Lynnwood Council adopts budget fixes, keeps lower reserve target while staff closes shortfall
Loading...
Summary
The Lynnwood City Council on May 23 adopted a resolution removing the sunset on a lowered general fund reserve policy and heard staff briefings showing steps that reduced an earlier $25 million budget gap to near zero for 2026, relying partly on a new public safety sales tax and one-time transfers.
Lynnwood's City Council voted unanimously on May 23 to remove the sunset date from a temporary reduction in the city's general fund reserve policy, a move staff said is needed as the city finishes corrective steps that closed a previously reported $25 million budget gap for the 2025-26 biennium.
Director Meyer told the council the $25 million shortfall combined a $3 million beginning balance shortfall with about $22 million in revenue reductions. Council and staff reduced ongoing expenditure commitments by roughly $11-$12 million, used one-time transfers and true-ups, and added revenue measures adopted earlier this year, including a $1 million property tax increase and a rise in utility taxes. The city also expects revenue from a newly adopted 0.1% public safety enhancement sales tax; Meyer said staff conservatively included about $1.75 million for 2026 in the forecast while final 2025 statements are completed.
The council passed Resolution 202606 to remove the end date that would have restored the reserve target to its prior level. Meyer said administrators had moved the target from 2.5 months to 2 months last year to help balance the biennium and that keeping the 2-month target for now allows departments to plan for the 2027-28 budget process.
Council members repeatedly asked for transparency and tracking of the public safety sales tax. Meyer said the ordinance requires the sales tax be placed in a special revenue fund; staff had initially proposed using the police department's existing special revenue fund (Fund 105) to manage implementation for 2026, but the council asked for clear accounting and an individual account/BARS number so residents can trace receipts and expenditures. Meyer said the state will provide an identifiable BARS number for the receipts and staff will create separate accounting to track the funds and bring a budget amendment when money is remitted.

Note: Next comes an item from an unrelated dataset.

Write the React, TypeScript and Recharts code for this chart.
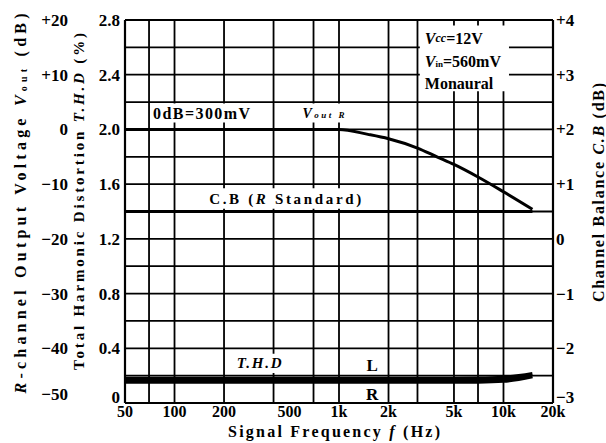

Separately, Meyer explained that some of the balancing actions were one-time moves (for example, approximately $1 million in one-time transfers from Fund 105 and bond/project true-ups) and that continuing structural work is required for 2027 and 2028 because recurring revenues are not expected to grow at the same pace as expenditures. Meyer said departments are identifying an additional $2 million of reductions for 2026 to finalize the plan.
Council President Coelho noted that delaying the public safety sales tax adoption would have required deeper service cuts; Meyer estimated each month's delay could have cost roughly $200,000 in foregone revenue. Councilor Mata reiterated a preference to segregate the funds in a separate special revenue fund for future years to protect the programmatic intent she expected (mental health, reentry, domestic violence services) and to ensure community oversight.
The resolution passed on a 7-0 roll-call vote. Meyer and staff will return with a budget amendment and with monthly reporting showing receipts and proposed uses for the public safety sales tax as those revenues begin arriving.
What's next: staff will finalize 2025 year-end statements, bring a budget amendment to transfer sales tax receipts into the chosen special revenue account and provide periodic reporting to the finance committee and full council.